Tractors offload sugarcane at a Sugar factory in Western Kenya. Photo/FILE

The privatisation of five sugar factories is now in the hands of Parliament after the Cabinet gave its approval.

The government will, however, have to restructure the debt portfolios before disposing of the firms. But some players in the sugar industry are sceptical of the planned privatisation, saying farmers are not prepared to own the factories.

Mr Michael Arum, the coordinator of Sugar Campaign for Change said farmers have not been educated on what it means for them.

Mr Arum warns the sector could collapse because the government had failed to put its affairs in order before Comesa states start bringing in the commodity duty free in January 2012.

“We only have one year to privatise our sugar factories while farmers have no money to buy shares as they have continued to be exploited by sugar factories,” said Mr Arum.

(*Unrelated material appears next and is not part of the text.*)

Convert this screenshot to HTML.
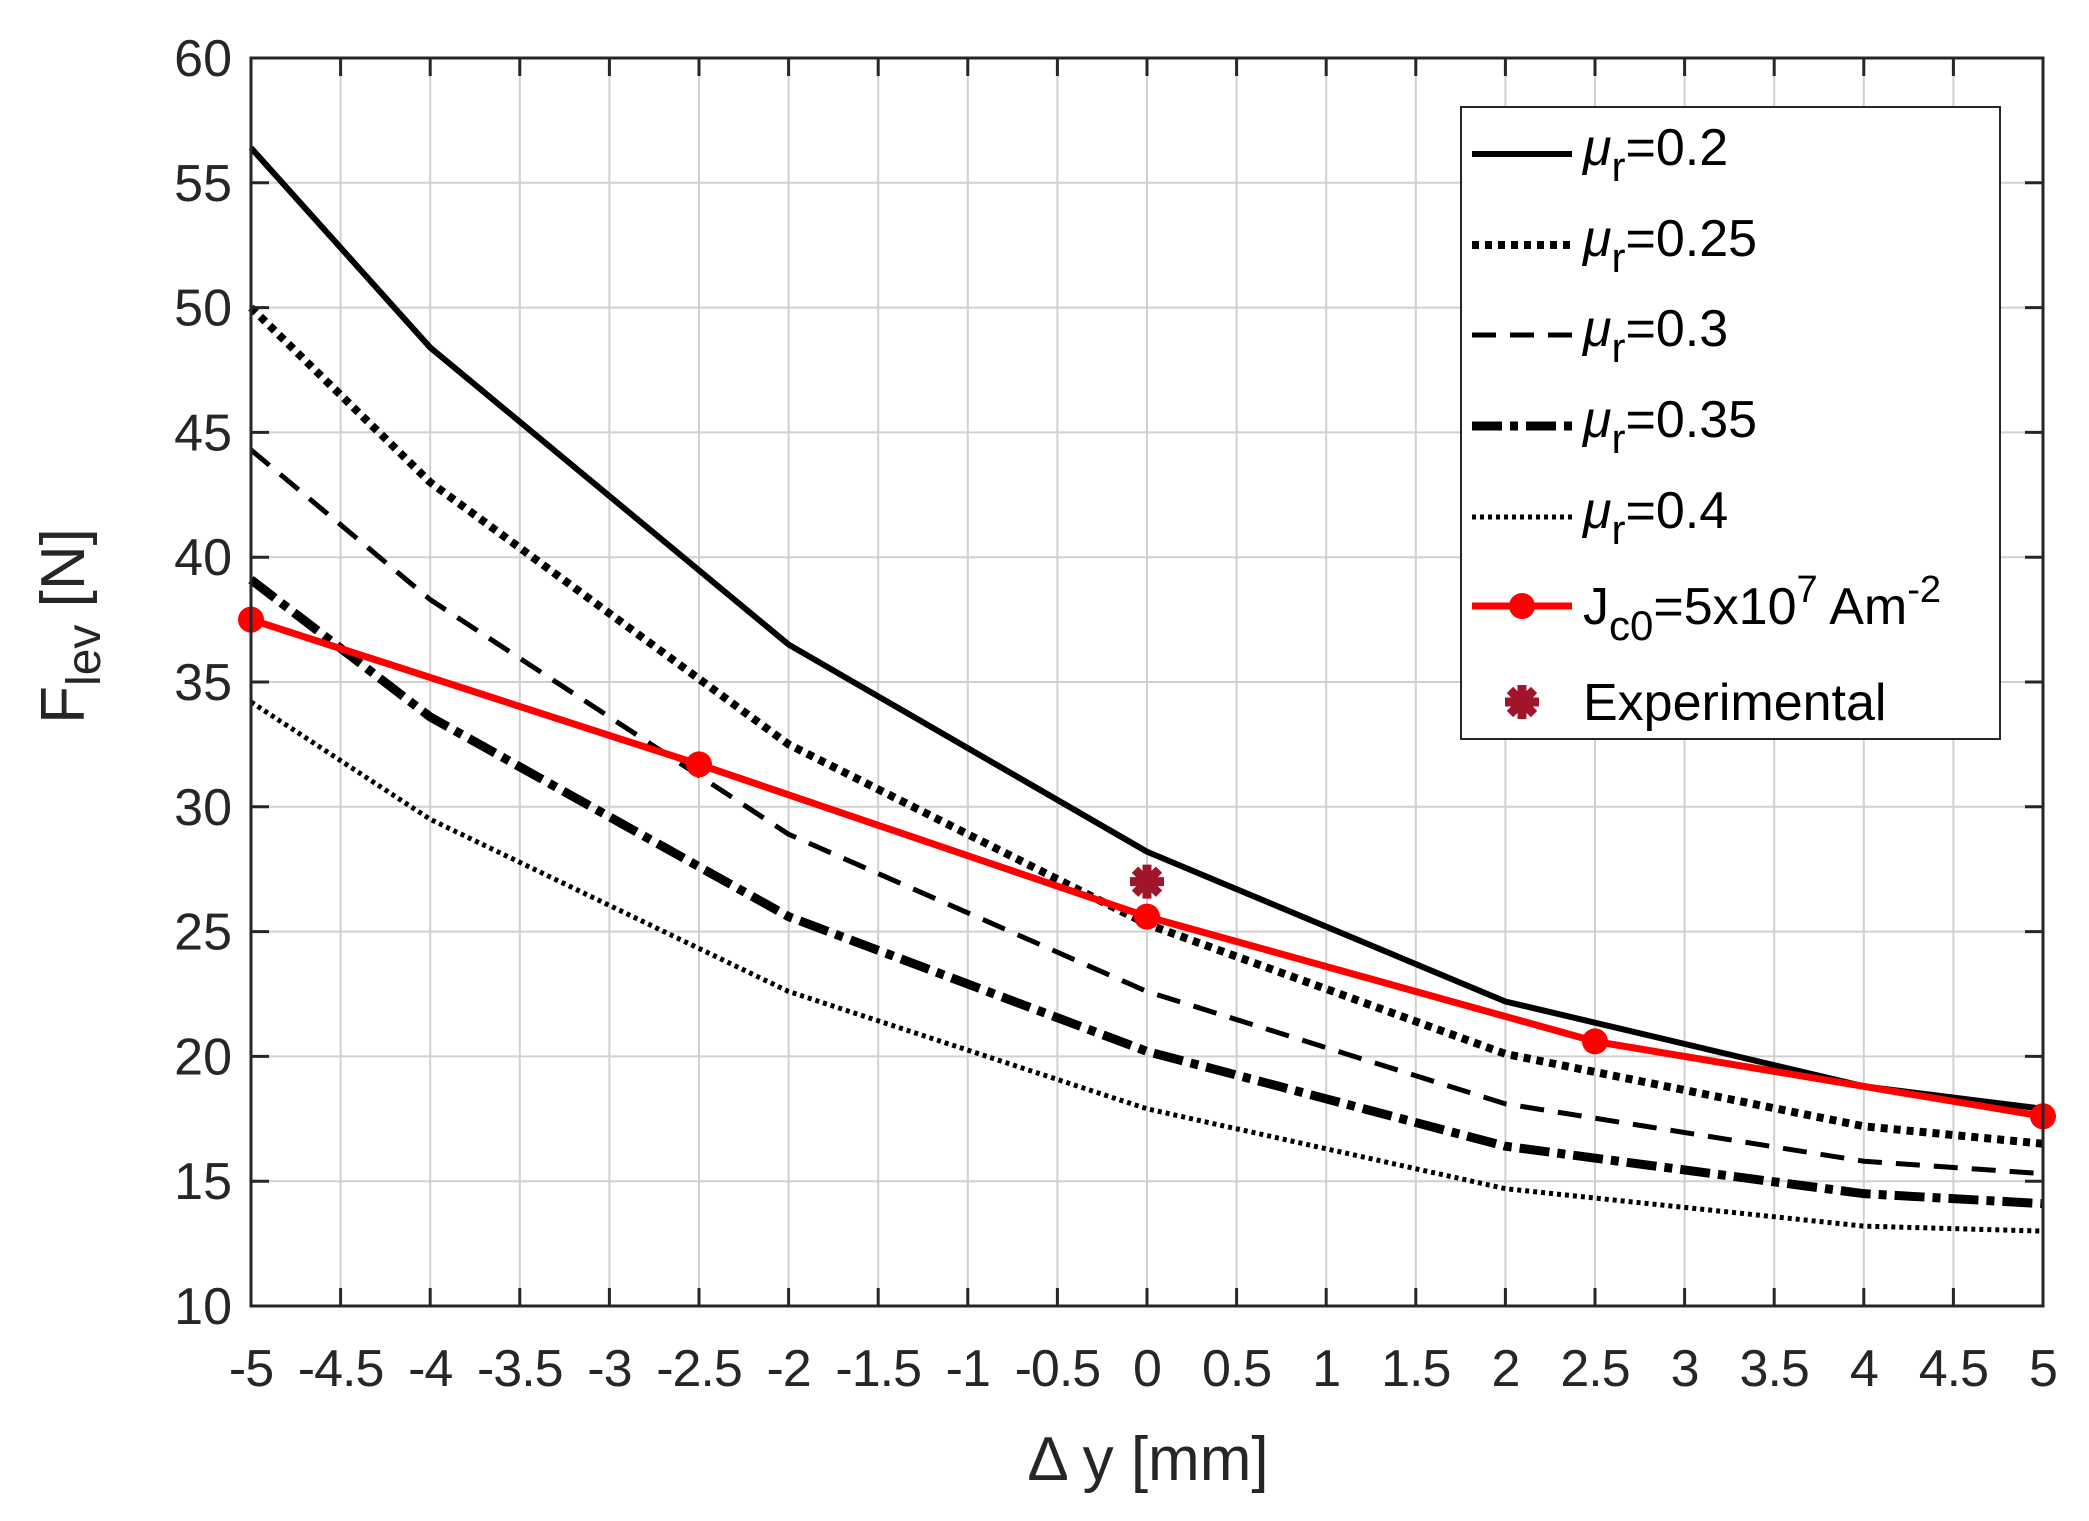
<!DOCTYPE html>
<html><head><meta charset="utf-8"><style>
html,body{margin:0;padding:0;background:#fff;}
svg{display:block;font-family:"Liberation Sans",Arial,sans-serif;}
</style></head><body>
<svg id="chart" width="2089" height="1521" viewBox="0 0 2089 1521">
<g id="grid"></g>
<g id="series"></g>
<rect x="251" y="58" width="1792" height="1248" fill="none" stroke="#262626" stroke-width="3"/>
<g id="ticks"></g>
<text x="1148" y="1480" font-size="62" text-anchor="middle" fill="#262626">Δ y [mm]</text>
<text transform="translate(84,626) rotate(-90)" font-size="62" text-anchor="middle" fill="#262626">F<tspan font-size="48" dy="16">lev</tspan><tspan dy="-16"> [N]</tspan></text>
<g id="legend">
<rect x="1461" y="107" width="539" height="632" fill="#fff" stroke="#262626" stroke-width="2"/>
</g>
</svg>
<script>
const xCats=[-5,-4,-2,0,2,4,5];
const mu02=[56.4,48.4,36.5,28.2,22.2,18.8,17.9];
const mu025=[50,43,32.5,25.3,20.1,17.2,16.5];
const mu03=[44.3,38.3,28.9,22.6,18.1,15.8,15.3];
const mu035=[39.1,33.6,25.6,20.2,16.4,14.5,14.1];
const mu04=[34.2,29.5,22.6,17.9,14.7,13.2,13.0];
const jcX=[-5,-2.5,0,2.5,5];
const jcY=[37.5,31.7,25.6,20.6,17.6];
const expX=[0];
const expY=[27.0];
const xTicks=[-5,-4.5,-4,-3.5,-3,-2.5,-2,-1.5,-1,-0.5,0,0.5,1,1.5,2,2.5,3,3.5,4,4.5,5];
const yTicks=[10,15,20,25,30,35,40,45,50,55,60];

const NS="http://www.w3.org/2000/svg";
const L=251,R=2043,T=58,B=1306;
const sx=v=>L+(v+5)/10*(R-L);
const sy=v=>B-(v-10)/50*(B-T);
function mk(tag,attrs,parent){const e=document.createElementNS(NS,tag);for(const k in attrs)e.setAttribute(k,attrs[k]);parent.appendChild(e);return e;}
const grid=document.getElementById('grid'),ticks=document.getElementById('ticks'),ser=document.getElementById('series'),leg=document.getElementById('legend');
xTicks.forEach(v=>{
 const g=mk('line',{x1:sx(v),x2:sx(v),y1:T,y2:B,stroke:'#d0d0d0','stroke-width':2},grid);
 
 
 const t=mk('line',{x1:sx(v),x2:sx(v),y1:B,y2:B-18,stroke:'#262626','stroke-width':3},ticks);
 
 
 const t2=mk('line',{x1:sx(v),x2:sx(v),y1:T,y2:T+18,stroke:'#262626','stroke-width':3},ticks);
 
 
 const lb=mk('text',{x:sx(v),y:1386,'font-size':52,'text-anchor':'middle',fill:'#262626','letter-spacing':-1},ticks);
 lb.textContent=String(v);
 
 
});
yTicks.forEach(v=>{
 const g=mk('line',{x1:L,x2:R,y1:sy(v),y2:sy(v),stroke:'#d0d0d0','stroke-width':2},grid);
 
 
 const t=mk('line',{x1:L,x2:L+18,y1:sy(v),y2:sy(v),stroke:'#262626','stroke-width':3},ticks);
 
 
 const t2=mk('line',{x1:R,x2:R-18,y1:sy(v),y2:sy(v),stroke:'#262626','stroke-width':3},ticks);
 
 
 const lb=mk('text',{x:232,y:sy(v)+18,'font-size':52,'text-anchor':'end',fill:'#262626'},ticks);
 lb.textContent=String(v);
 
 
});
const styles=[
 {d:mu02,w:6,da:'',lab:'0.2',n:'series-mu-0-2'},
 {d:mu025,w:8,da:'7 6',lab:'0.25',n:'series-mu-0-25'},
 {d:mu03,w:5,da:'24 14',lab:'0.3',n:'series-mu-0-3'},
 {d:mu035,w:9,da:'30 8 8 8',lab:'0.35',n:'series-mu-0-35'},
 {d:mu04,w:5,da:'4 4',lab:'0.4',n:'series-mu-0-4'}
];
const legY=[149,240,330,421,512,606,702];
styles.forEach((s,i)=>{
 const pts=s.d.map((v,j)=>sx(xCats[j])+','+sy(v)).join(' ');
 const p=mk('polyline',{points:pts,fill:'none',stroke:'#000','stroke-width':s.w,'stroke-dasharray':s.da},ser);
 
 
 const ll=mk('line',{x1:1472,x2:1572,y1:legY[i]+5,y2:legY[i]+5,stroke:'#000','stroke-width':s.w,'stroke-dasharray':s.da},leg);
 
 
 const tx=mk('text',{x:1583,y:legY[i]+16,'font-size':52,fill:'#000'},leg);
 tx.innerHTML='<tspan font-style="italic">μ</tspan><tspan font-size="42" dy="16">r</tspan><tspan dy="-16">='+s.lab+'</tspan>';
 
 
});
const rp=mk('polyline',{points:jcX.map((x,j)=>sx(x)+','+sy(jcY[j])).join(' '),fill:'none',stroke:'#f00','stroke-width':7},ser);


jcX.forEach((x,j)=>{
 const c=mk('circle',{cx:sx(x),cy:sy(jcY[j]),r:13,fill:'#f00'},ser);
 
 
});
function star(cx,cy,parent){
 const g=mk('g',{},parent);
 for(let a=0;a<4;a++){const ang=a*Math.PI/4;mk('line',{x1:cx-17*Math.cos(ang),y1:cy-17*Math.sin(ang),x2:cx+17*Math.cos(ang),y2:cy+17*Math.sin(ang),stroke:'#a0142c','stroke-width':9},g);}
 mk('circle',{cx:cx,cy:cy,r:11,fill:'#a0142c'},g);
 return g;
}
expX.forEach((x,j)=>{
 const s=star(sx(x),sy(expY[j]),ser);
 
 
});
const rl=mk('line',{x1:1472,x2:1572,y1:legY[5],y2:legY[5],stroke:'#f00','stroke-width':7},leg);


const rc=mk('circle',{cx:1522,cy:legY[5],r:13,fill:'#f00'},leg);


const jt=mk('text',{x:1583,y:legY[5]+18,'font-size':52,fill:'#000'},leg);
jt.innerHTML='J<tspan font-size="42" dy="16">c0</tspan><tspan dy="-16">=5x10</tspan><tspan font-size="38" dy="-22">7</tspan><tspan dy="22"> Am</tspan><tspan font-size="38" dy="-22">-2</tspan>';


const ls=star(1522,legY[6],leg);


const et=mk('text',{x:1583,y:legY[6]+18,'font-size':52,fill:'#000'},leg);
et.textContent='Experimental';


</script>
</body></html>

The factories set for privatization are Miwani, Nzoia, Muhoroni, Chemelil and Sony. Some are heavily indebted while Miwani and Muhoroni are under receivership.

Kenya sugar board chairman Zachariah Obado said the government approval was long overdue saying that once privatised the factories will be more competitive.

Mr Obado asked parliament to write off Sh42 billion debts the companies owe the government and the Kenya sugar board.

He acknowledged that farmers may not have cash to buy the shares and asked the government to allow the debts sugar millers owe farmers to be turned into shares.
Farmers are supposed to acquire 30 per cent shareholding in the factories. The privatisation Commission has recommended that farmers be given up to three years to fully take up the shares.

Agriculture minister Dr Sally Kosgei maintains the government will ensure that domestic sugar self-sufficiency is achieved and the industry becomes more competitive globally and regionally.